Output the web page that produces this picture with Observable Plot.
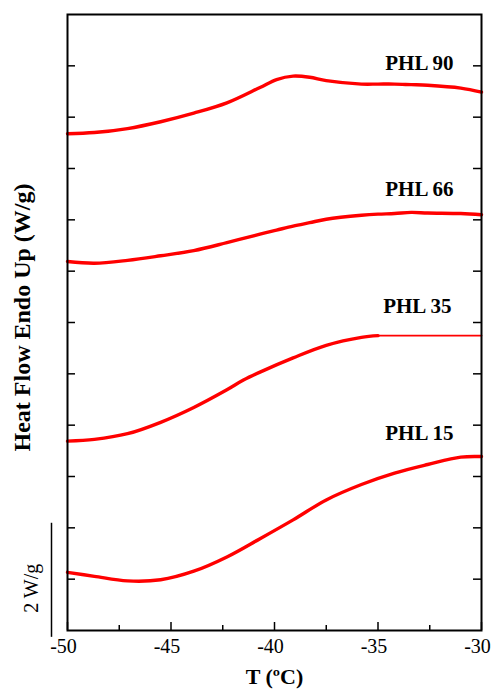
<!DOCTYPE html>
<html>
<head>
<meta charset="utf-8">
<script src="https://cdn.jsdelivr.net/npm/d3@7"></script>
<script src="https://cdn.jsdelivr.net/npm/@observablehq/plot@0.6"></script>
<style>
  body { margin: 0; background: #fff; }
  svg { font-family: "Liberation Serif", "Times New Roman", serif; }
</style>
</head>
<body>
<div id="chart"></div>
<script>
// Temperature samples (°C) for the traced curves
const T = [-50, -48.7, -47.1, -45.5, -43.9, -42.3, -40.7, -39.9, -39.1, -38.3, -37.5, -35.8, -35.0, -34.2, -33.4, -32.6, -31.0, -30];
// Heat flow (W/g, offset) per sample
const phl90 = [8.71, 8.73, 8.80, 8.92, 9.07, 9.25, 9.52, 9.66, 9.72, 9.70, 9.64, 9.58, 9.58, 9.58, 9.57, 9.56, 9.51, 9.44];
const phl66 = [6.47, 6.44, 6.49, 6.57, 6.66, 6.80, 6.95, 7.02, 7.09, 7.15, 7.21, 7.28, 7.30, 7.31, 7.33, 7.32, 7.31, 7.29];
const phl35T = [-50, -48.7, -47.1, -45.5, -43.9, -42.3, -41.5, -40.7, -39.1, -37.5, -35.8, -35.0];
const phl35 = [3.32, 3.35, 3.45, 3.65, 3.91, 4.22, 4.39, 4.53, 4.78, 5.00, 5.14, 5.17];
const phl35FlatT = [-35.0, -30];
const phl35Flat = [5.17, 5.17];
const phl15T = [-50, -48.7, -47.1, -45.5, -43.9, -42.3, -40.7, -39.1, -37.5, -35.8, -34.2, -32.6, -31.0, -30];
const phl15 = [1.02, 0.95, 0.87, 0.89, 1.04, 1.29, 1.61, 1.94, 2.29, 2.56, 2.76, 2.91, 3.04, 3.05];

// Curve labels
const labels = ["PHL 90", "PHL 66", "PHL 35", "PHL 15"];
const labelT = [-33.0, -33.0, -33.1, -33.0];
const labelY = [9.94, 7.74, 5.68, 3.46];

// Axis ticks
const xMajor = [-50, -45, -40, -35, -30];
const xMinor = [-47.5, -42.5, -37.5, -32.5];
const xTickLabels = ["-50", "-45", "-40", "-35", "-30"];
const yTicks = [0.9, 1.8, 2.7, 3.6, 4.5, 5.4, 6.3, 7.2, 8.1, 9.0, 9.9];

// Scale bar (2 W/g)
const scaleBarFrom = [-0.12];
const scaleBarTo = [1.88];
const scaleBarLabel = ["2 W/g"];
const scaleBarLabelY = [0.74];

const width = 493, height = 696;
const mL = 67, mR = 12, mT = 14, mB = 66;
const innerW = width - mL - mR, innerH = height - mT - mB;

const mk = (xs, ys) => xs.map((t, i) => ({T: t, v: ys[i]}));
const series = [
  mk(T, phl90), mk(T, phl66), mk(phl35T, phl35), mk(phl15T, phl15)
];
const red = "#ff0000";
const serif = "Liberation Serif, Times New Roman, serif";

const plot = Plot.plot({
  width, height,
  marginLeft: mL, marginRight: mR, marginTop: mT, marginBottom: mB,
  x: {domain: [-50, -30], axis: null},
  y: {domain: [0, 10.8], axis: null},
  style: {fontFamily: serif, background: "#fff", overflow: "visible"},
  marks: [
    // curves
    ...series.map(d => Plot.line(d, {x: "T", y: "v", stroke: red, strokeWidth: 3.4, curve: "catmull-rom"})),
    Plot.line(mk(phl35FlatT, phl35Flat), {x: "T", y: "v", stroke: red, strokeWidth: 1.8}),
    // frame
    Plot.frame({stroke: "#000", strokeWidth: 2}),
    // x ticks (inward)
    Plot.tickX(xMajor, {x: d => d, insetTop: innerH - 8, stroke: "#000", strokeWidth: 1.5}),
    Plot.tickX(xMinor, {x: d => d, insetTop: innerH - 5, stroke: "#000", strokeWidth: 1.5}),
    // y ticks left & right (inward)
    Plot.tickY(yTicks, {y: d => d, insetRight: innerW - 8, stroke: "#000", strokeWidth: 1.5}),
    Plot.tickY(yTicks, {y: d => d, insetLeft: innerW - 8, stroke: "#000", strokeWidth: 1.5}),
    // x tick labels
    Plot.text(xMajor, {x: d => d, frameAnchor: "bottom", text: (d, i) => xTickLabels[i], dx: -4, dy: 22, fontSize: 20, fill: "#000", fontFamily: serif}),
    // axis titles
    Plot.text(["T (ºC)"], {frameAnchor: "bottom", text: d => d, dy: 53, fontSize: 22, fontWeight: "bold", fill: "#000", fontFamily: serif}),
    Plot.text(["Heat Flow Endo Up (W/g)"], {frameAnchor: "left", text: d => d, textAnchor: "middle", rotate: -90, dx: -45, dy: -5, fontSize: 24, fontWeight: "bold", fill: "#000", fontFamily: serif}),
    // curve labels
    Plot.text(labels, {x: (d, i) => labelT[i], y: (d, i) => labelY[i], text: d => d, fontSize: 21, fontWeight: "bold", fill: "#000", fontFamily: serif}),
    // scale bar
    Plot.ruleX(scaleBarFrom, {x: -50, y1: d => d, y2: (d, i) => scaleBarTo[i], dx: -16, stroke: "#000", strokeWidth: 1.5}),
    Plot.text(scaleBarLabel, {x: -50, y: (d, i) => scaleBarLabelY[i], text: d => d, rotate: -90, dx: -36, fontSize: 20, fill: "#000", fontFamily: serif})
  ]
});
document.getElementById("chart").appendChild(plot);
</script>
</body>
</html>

* * *

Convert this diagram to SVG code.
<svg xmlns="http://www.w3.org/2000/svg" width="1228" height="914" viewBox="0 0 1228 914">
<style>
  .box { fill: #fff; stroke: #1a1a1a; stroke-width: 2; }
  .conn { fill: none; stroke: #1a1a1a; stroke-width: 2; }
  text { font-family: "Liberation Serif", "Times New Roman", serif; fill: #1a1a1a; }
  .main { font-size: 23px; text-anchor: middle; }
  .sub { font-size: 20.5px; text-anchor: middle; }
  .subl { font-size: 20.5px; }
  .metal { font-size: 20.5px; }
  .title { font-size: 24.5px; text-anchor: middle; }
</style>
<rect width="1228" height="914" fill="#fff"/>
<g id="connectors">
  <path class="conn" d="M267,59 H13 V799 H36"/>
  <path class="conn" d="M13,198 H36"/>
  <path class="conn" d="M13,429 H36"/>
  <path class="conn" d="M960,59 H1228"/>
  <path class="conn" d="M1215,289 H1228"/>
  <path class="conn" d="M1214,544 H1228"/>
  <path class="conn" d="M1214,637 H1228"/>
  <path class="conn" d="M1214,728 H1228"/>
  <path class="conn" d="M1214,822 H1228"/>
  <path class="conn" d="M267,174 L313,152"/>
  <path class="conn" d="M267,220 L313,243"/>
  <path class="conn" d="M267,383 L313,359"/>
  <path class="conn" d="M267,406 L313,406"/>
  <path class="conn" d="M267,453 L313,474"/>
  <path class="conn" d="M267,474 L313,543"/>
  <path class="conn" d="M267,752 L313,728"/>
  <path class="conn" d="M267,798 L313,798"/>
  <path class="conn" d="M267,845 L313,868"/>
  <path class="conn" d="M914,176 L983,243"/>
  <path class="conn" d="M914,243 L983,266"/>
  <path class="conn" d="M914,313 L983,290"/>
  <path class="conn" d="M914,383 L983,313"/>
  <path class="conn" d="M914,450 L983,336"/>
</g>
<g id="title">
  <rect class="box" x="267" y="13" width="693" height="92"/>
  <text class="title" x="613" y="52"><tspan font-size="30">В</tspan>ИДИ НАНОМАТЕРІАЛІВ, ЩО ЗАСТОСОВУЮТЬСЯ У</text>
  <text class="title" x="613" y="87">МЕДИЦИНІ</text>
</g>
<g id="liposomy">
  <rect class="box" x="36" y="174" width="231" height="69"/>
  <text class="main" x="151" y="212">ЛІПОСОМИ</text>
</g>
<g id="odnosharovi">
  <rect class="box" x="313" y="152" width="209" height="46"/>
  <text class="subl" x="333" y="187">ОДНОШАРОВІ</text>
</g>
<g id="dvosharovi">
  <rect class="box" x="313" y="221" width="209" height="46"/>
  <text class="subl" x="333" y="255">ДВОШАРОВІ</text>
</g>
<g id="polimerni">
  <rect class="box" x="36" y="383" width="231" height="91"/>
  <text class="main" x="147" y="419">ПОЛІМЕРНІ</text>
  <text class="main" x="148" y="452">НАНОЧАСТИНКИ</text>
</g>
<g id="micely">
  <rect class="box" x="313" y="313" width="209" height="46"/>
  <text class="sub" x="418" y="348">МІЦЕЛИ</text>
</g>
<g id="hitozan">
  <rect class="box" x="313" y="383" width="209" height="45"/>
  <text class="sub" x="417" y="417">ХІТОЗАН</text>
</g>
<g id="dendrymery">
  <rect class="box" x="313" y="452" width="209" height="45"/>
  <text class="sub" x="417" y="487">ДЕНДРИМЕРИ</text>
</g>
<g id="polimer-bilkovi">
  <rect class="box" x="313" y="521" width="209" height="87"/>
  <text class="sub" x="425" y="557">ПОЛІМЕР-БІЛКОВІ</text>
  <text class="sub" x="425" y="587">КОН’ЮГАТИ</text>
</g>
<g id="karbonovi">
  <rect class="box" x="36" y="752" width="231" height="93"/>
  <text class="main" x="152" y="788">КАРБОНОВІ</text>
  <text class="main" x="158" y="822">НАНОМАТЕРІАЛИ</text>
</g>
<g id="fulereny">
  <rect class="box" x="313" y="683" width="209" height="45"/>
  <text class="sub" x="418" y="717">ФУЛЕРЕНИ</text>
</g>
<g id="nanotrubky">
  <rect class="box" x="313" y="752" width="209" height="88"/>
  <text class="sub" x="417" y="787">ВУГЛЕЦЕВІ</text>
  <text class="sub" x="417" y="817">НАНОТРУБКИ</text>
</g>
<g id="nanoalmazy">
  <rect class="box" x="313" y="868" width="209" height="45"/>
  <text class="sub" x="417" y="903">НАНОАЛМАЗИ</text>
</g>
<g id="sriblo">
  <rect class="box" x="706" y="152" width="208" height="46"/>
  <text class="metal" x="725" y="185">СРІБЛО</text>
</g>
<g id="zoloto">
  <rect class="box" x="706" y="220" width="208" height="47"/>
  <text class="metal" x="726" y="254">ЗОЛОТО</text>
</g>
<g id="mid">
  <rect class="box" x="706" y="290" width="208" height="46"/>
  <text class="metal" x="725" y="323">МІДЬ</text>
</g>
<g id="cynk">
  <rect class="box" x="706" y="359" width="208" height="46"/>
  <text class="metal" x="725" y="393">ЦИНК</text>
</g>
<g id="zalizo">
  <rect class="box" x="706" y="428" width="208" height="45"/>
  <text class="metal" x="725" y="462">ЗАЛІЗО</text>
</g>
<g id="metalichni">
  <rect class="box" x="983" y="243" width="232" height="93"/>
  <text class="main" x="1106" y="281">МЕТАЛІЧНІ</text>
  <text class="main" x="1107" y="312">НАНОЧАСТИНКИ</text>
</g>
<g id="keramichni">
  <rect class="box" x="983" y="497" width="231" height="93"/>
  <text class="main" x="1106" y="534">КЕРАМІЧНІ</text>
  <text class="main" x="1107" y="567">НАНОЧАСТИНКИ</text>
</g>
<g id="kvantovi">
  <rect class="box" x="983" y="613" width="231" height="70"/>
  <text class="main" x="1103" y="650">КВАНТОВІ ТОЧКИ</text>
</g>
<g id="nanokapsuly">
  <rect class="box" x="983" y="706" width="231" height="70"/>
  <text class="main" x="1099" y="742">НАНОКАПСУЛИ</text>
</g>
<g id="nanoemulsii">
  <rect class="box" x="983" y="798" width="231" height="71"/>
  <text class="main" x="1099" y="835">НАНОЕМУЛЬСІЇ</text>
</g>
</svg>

What to produce: With the pictures removed from your copy, retype the lines above from the one that contains "Output the web" through the one that contains "2.91, 3.04, 3.05];", exactly.

The completed task:
Output the web page that produces this picture with Observable Plot.
<!DOCTYPE html>
<html>
<head>
<meta charset="utf-8">
<script src="https://cdn.jsdelivr.net/npm/d3@7"></script>
<script src="https://cdn.jsdelivr.net/npm/@observablehq/plot@0.6"></script>
<style>
  body { margin: 0; background: #fff; }
  svg { font-family: "Liberation Serif", "Times New Roman", serif; }
</style>
</head>
<body>
<div id="chart"></div>
<script>
// Temperature samples (°C) for the traced curves
const T = [-50, -48.7, -47.1, -45.5, -43.9, -42.3, -40.7, -39.9, -39.1, -38.3, -37.5, -35.8, -35.0, -34.2, -33.4, -32.6, -31.0, -30];
// Heat flow (W/g, offset) per sample
const phl90 = [8.71, 8.73, 8.80, 8.92, 9.07, 9.25, 9.52, 9.66, 9.72, 9.70, 9.64, 9.58, 9.58, 9.58, 9.57, 9.56, 9.51, 9.44];
const phl66 = [6.47, 6.44, 6.49, 6.57, 6.66, 6.80, 6.95, 7.02, 7.09, 7.15, 7.21, 7.28, 7.30, 7.31, 7.33, 7.32, 7.31, 7.29];
const phl35T = [-50, -48.7, -47.1, -45.5, -43.9, -42.3, -41.5, -40.7, -39.1, -37.5, -35.8, -35.0];
const phl35 = [3.32, 3.35, 3.45, 3.65, 3.91, 4.22, 4.39, 4.53, 4.78, 5.00, 5.14, 5.17];
const phl35FlatT = [-35.0, -30];
const phl35Flat = [5.17, 5.17];
const phl15T = [-50, -48.7, -47.1, -45.5, -43.9, -42.3, -40.7, -39.1, -37.5, -35.8, -34.2, -32.6, -31.0, -30];
const phl15 = [1.02, 0.95, 0.87, 0.89, 1.04, 1.29, 1.61, 1.94, 2.29, 2.56, 2.76, 2.91, 3.04, 3.05];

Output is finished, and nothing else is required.